The Gurungs were eventually dismissed by the king, and they were awarded a pension of NPR 4000 for their lifetime.

==Tsirang settlement==
The eastern settlement was done in the Tsirang District. The settlement was initiated by Kaji Ugyen Dorji, the grandfather of Jigme Dorji Wangchuck in the 1900s to cultivate the area. The process continued for three decades by with 35,000 Nepalese were living in the area. In 1945, the immigration was stopped and by 1958, the settlement was about 75,000.

The Tsirang was administered by Dorji by paying annual tax to the Bhutanese king. Dorje collected taxes from the Nepalese settler. By 1958, the tax surmounted to about NPR 500,000 which was a significant portion of Bhutans's state revenue.

==Central settlement==
The internal migration led to settlement in the central area of Bhutan. By 1958, the Nepalese population in Tala and Dagana reached about 60,000.

==Aftermath==
===Nepali congress and India Gorkha League===
During late 1940s, Nepali Congress and Akhil Bharatiya Gorkha League collaborated to bring propagate the idea of democracy in Bhutan after successful overthrow of Rana regime in Nepal. Members of Akhil Bharatiya Gorkha League started collecting money from Nepalese settlers in Bhutan to fight against Bhutan government. Sensing the situation, the king of Bhutan banned the activities and abandoned the league members (including Bhutanese members) to live in Assam. The league asked Nepal government to look at the situation of Nepalese in Bhutan. The government of Nepal took a political pressure in Bhutan and was successful to return some abandoned members of the League to return to Bhutan.

===Formation of Bhutan state congress===
Bhutan state congress was formed in 1952 in Assam to protect the interests of Nepalese in Bhutan. The congress elected Dalmardhan Raj Chetri as president and Dhan Bahadur Gurung as vice president. The congress could make some representation in Nepal government and Indian Government, but was largely not a success. In 1954, about 100 members staged Satyagraha from Patgaon to Sarbhang. The Bhutanese police killed three demonstrators and injured several. Following the incident, Girija Prasad Koirala went to Patgaon to support the demonstrator. Indian government banned the demonstration against Bhutan and the demonstration could not ripe off.

===Nationality act===
In 1958, the Nationality Act was passed by National Assembly of Bhutan to grant Bhutanese Nationality to all Nepalese who had settled before 1958. They were titled Lhotshampas meaning southern Bhutanese.
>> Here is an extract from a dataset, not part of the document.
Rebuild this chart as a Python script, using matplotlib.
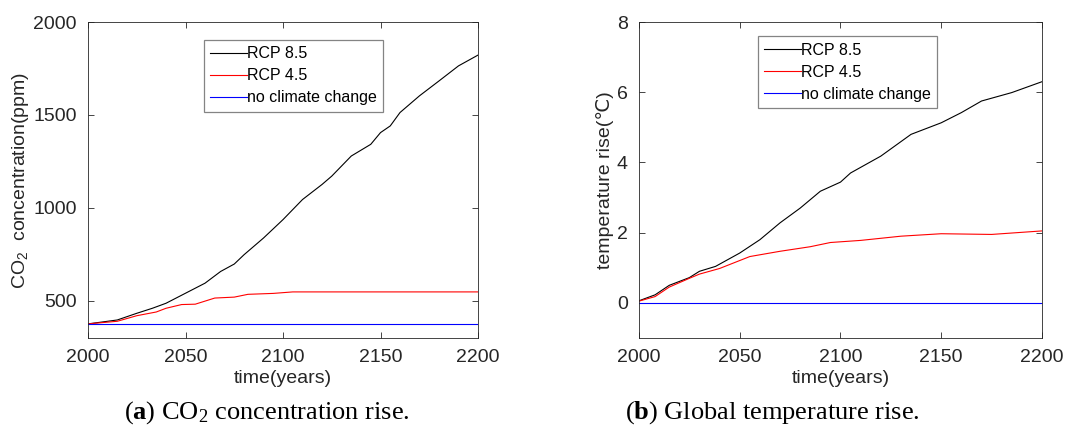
import matplotlib
matplotlib.use("Agg")
import matplotlib.pyplot as plt

plt.rcParams["font.family"] = ["Liberation Sans", "DejaVu Sans"]
plt.rcParams["mathtext.fontset"] = "custom"
plt.rcParams["mathtext.bf"] = "Liberation Serif:bold"
plt.rcParams["mathtext.default"] = "regular"

# CO2 concentration (ppm)
co2_years_85 = [2000, 2015, 2025, 2033, 2040, 2050, 2060, 2068, 2075, 2080, 2090, 2100,
                2110, 2120, 2125, 2135, 2145, 2150, 2155, 2160, 2170, 2180, 2190, 2200]
co2_rcp85 = [376, 397, 433, 460, 487, 541, 595, 658, 698, 748, 838, 937,
             1045, 1126, 1171, 1279, 1342, 1405, 1441, 1513, 1603, 1683, 1764, 1822]
co2_years_45 = [2000, 2015, 2025, 2035, 2040, 2048, 2055, 2065, 2075, 2082, 2095, 2105, 2150, 2200]
co2_rcp45 = [376, 390, 420, 440, 460, 480, 482, 515, 520, 535, 540, 548, 548, 548]
co2_years_none = [2000, 2200]
co2_none = [376, 376]

# temperature rise (deg C)
t_years_85 = [2000, 2008, 2015, 2025, 2030, 2038, 2050, 2060, 2070, 2080, 2090, 2100,
              2105, 2120, 2135, 2150, 2160, 2170, 2185, 2200]
t_rcp85 = [0.06, 0.23, 0.5, 0.72, 0.9, 1.04, 1.42, 1.8, 2.28, 2.7, 3.18, 3.44,
           3.7, 4.18, 4.8, 5.13, 5.42, 5.75, 5.99, 6.3]
t_years_45 = [2000, 2008, 2015, 2025, 2030, 2040, 2055, 2070, 2085, 2095, 2110, 2130, 2150, 2175, 2200]
t_rcp45 = [0.05, 0.18, 0.45, 0.7, 0.82, 0.98, 1.32, 1.47, 1.6, 1.72, 1.78, 1.9, 1.97, 1.95, 2.05]
t_years_none = [2000, 2200]
t_none = [0, 0]

labels = ["RCP 8.5", "RCP 4.5", "no climate change"]
colors = ["black", "red", "blue"]

fig = plt.figure(figsize=(10.79, 4.29), dpi=100)
ax1 = fig.add_axes([0.0816, 0.2121, 0.3614, 0.7366])
ax2 = fig.add_axes([0.5922, 0.2121, 0.3735, 0.7366])

panels = [
    (ax1, [(co2_years_85, co2_rcp85), (co2_years_45, co2_rcp45), (co2_years_none, co2_none)],
     (300, 2000), [500, 1000, 1500, 2000], "CO$_2$  concentration(ppm)", (0.297, 0.944)),
    (ax2, [(t_years_85, t_rcp85), (t_years_45, t_rcp45), (t_years_none, t_none)],
     (-1, 8), [0, 2, 4, 6, 8], "temperature rise(\u2103)", (0.295, 0.955)),
]

for ax, series, ylim, yticks, ylabel, legpos in panels:
    for (xs, ys), lab, c in zip(series, labels, colors):
        ax.plot(xs, ys, color=c, lw=0.8, label=lab)
    ax.set_xlim(2000, 2200)
    ax.set_ylim(*ylim)
    ax.set_xticks([2000, 2050, 2100, 2150, 2200])
    ax.set_yticks(yticks)
    ax.tick_params(direction="in", top=True, right=True, labelsize=14,
                   colors="#262626", length=4, width=0.6, pad=8)
    for sp in ax.spines.values():
        sp.set_color("#262626")
        sp.set_linewidth(0.6)
    ax.set_xlabel("time(years)", fontsize=14, color="#262626", labelpad=3)
    ax.set_ylabel(ylabel, fontsize=14, color="#262626", labelpad=2)
    leg = ax.legend(loc="upper left", bbox_to_anchor=legpos, fontsize=11.5, frameon=True,
                    fancybox=False, edgecolor="#666666", handlelength=2.3,
                    handletextpad=0.0, labelspacing=0.45, borderpad=0.4,
                    borderaxespad=0.0)
    leg.get_frame().set_linewidth(0.9)

fig.text(0.247, 0.025, r"($\mathbf{a}$) CO$_2$ concentration rise.", ha="center",
         fontsize=19, family="Liberation Serif")
fig.text(0.716, 0.025, r"($\mathbf{b}$) Global temperature rise.", ha="center",
         fontsize=19, family="Liberation Serif")

fig.savefig("out.png", dpi=100)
By 1985, three types of citizenship were provided based on birth, registration or by naturalization.

The government of Bhutan viewed Nepalese settlers as enterprising, diligent and competent agriculturist and thus the aboriginal Bhutanese could not compete with them. The Bhutaese king also thought they were culturally incompatible. Based on these feelings, the government of Bhutan launched Royal Government's policy on census, immigration and cadastral survey. This was aimed to identify genuine Bhutanese citizen. It did not go well with the Nepalese settlers. In the meantime, a violet demonstration occurred in West Bengal, India by Gorkha Liberation Front, that made the Bhutanese king insecure about the presence of Nepalese in southern Bhutan. The Bhutanese government adopted Green Belt Policy that aimed to destroy the southern fertile land, mainly to force the people out. This policy forced 100,000 Bhutanese citizen to take refute in Nepal and some in India.